### What you are asked to do:
All the data below goes into the copy word for word, but the pictures don't.

### Data block:
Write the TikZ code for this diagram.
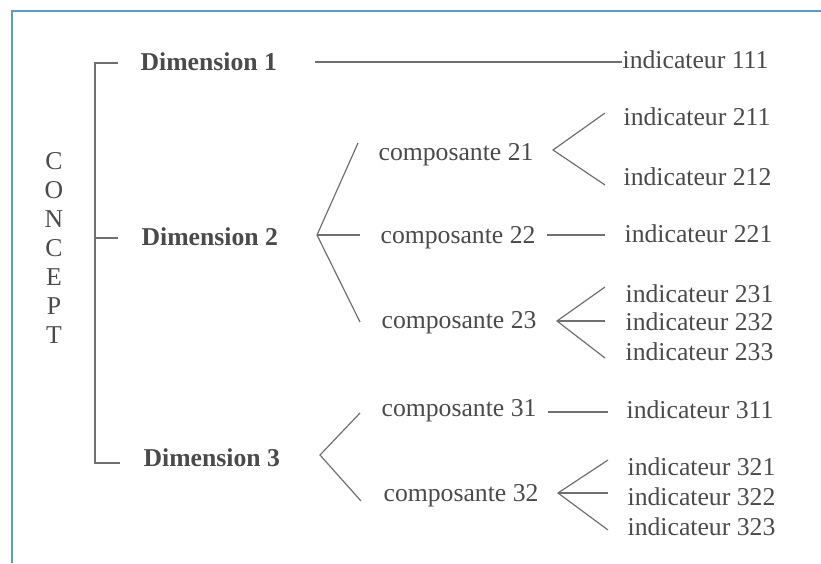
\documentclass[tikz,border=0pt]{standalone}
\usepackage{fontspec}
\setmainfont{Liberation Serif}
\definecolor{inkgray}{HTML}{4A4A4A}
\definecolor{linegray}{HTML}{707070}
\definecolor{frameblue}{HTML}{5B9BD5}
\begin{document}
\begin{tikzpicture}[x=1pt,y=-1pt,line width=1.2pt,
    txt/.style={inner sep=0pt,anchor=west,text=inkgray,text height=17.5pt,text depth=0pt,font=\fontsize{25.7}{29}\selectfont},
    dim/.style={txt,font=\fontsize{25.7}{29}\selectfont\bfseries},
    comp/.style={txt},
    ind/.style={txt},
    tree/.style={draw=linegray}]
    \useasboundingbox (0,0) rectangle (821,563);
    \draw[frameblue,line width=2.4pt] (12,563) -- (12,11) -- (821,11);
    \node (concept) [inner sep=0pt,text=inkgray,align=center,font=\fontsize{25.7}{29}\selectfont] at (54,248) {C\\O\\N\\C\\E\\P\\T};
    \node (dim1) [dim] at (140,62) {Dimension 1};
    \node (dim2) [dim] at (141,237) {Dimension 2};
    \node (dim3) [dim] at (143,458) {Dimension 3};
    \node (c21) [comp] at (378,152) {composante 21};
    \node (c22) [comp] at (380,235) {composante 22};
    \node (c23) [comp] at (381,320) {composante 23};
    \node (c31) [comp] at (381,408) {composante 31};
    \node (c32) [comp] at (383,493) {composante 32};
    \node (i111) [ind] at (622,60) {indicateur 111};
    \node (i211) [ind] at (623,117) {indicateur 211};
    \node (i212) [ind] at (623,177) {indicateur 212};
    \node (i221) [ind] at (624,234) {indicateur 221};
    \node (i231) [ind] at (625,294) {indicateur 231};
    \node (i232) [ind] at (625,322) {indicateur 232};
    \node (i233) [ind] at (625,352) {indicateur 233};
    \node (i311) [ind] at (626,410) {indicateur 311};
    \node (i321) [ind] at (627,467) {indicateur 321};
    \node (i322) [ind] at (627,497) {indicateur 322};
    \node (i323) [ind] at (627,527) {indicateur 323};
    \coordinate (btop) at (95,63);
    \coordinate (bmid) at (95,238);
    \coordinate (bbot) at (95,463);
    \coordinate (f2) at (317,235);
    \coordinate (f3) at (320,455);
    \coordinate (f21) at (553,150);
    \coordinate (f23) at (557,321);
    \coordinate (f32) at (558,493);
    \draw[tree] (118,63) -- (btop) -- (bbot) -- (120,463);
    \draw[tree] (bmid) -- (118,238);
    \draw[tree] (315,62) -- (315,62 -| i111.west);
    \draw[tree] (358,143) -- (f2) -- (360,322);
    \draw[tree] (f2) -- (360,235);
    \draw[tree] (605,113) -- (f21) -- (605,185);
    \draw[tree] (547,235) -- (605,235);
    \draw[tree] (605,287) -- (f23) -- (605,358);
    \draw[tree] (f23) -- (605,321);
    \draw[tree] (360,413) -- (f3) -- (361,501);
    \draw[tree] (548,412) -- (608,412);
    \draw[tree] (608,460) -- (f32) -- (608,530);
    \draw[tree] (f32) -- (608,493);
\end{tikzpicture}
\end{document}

### Task answer:
Write the TikZ code for this diagram.
\documentclass[tikz,border=0pt]{standalone}
\usepackage{fontspec}
\setmainfont{Liberation Serif}
\definecolor{inkgray}{HTML}{4A4A4A}
\definecolor{linegray}{HTML}{707070}
\definecolor{frameblue}{HTML}{5B9BD5}
\begin{document}
\begin{tikzpicture}[x=1pt,y=-1pt,line width=1.2pt,
    txt/.style={inner sep=0pt,anchor=west,text=inkgray,text height=17.5pt,text depth=0pt,font=\fontsize{25.7}{29}\selectfont},
    dim/.style={txt,font=\fontsize{25.7}{29}\selectfont\bfseries},
    comp/.style={txt},
    ind/.style={txt},
    tree/.style={draw=linegray}]
    \useasboundingbox (0,0) rectangle (821,563);
    \draw[frameblue,line width=2.4pt] (12,563) -- (12,11) -- (821,11);
    \node (concept) [inner sep=0pt,text=inkgray,align=center,font=\fontsize{25.7}{29}\selectfont] at (54,248) {C\\O\\N\\C\\E\\P\\T};
    \node (dim1) [dim] at (140,62) {Dimension 1};
    \node (dim2) [dim] at (141,237) {Dimension 2};
    \node (dim3) [dim] at (143,458) {Dimension 3};
    \node (c21) [comp] at (378,152) {composante 21};
    \node (c22) [comp] at (380,235) {composante 22};
    \node (c23) [comp] at (381,320) {composante 23};
    \node (c31) [comp] at (381,408) {composante 31};
    \node (c32) [comp] at (383,493) {composante 32};
    \node (i111) [ind] at (622,60) {indicateur 111};
    \node (i211) [ind] at (623,117) {indicateur 211};
    \node (i212) [ind] at (623,177) {indicateur 212};
    \node (i221) [ind] at (624,234) {indicateur 221};
    \node (i231) [ind] at (625,294) {indicateur 231};
    \node (i232) [ind] at (625,322) {indicateur 232};
    \node (i233) [ind] at (625,352) {indicateur 233};
    \node (i311) [ind] at (626,410) {indicateur 311};
    \node (i321) [ind] at (627,467) {indicateur 321};
    \node (i322) [ind] at (627,497) {indicateur 322};
    \node (i323) [ind] at (627,527) {indicateur 323};
    \coordinate (btop) at (95,63);
    \coordinate (bmid) at (95,238);
    \coordinate (bbot) at (95,463);
    \coordinate (f2) at (317,235);
    \coordinate (f3) at (320,455);
    \coordinate (f21) at (553,150);
    \coordinate (f23) at (557,321);
    \coordinate (f32) at (558,493);
    \draw[tree] (118,63) -- (btop) -- (bbot) -- (120,463);
    \draw[tree] (bmid) -- (118,238);
    \draw[tree] (315,62) -- (315,62 -| i111.west);
    \draw[tree] (358,143) -- (f2) -- (360,322);
    \draw[tree] (f2) -- (360,235);
    \draw[tree] (605,113) -- (f21) -- (605,185);
    \draw[tree] (547,235) -- (605,235);
    \draw[tree] (605,287) -- (f23) -- (605,358);
    \draw[tree] (f23) -- (605,321);
    \draw[tree] (360,413) -- (f3) -- (361,501);
    \draw[tree] (548,412) -- (608,412);
    \draw[tree] (608,460) -- (f32) -- (608,530);
    \draw[tree] (f32) -- (608,493);
\end{tikzpicture}
\end{document}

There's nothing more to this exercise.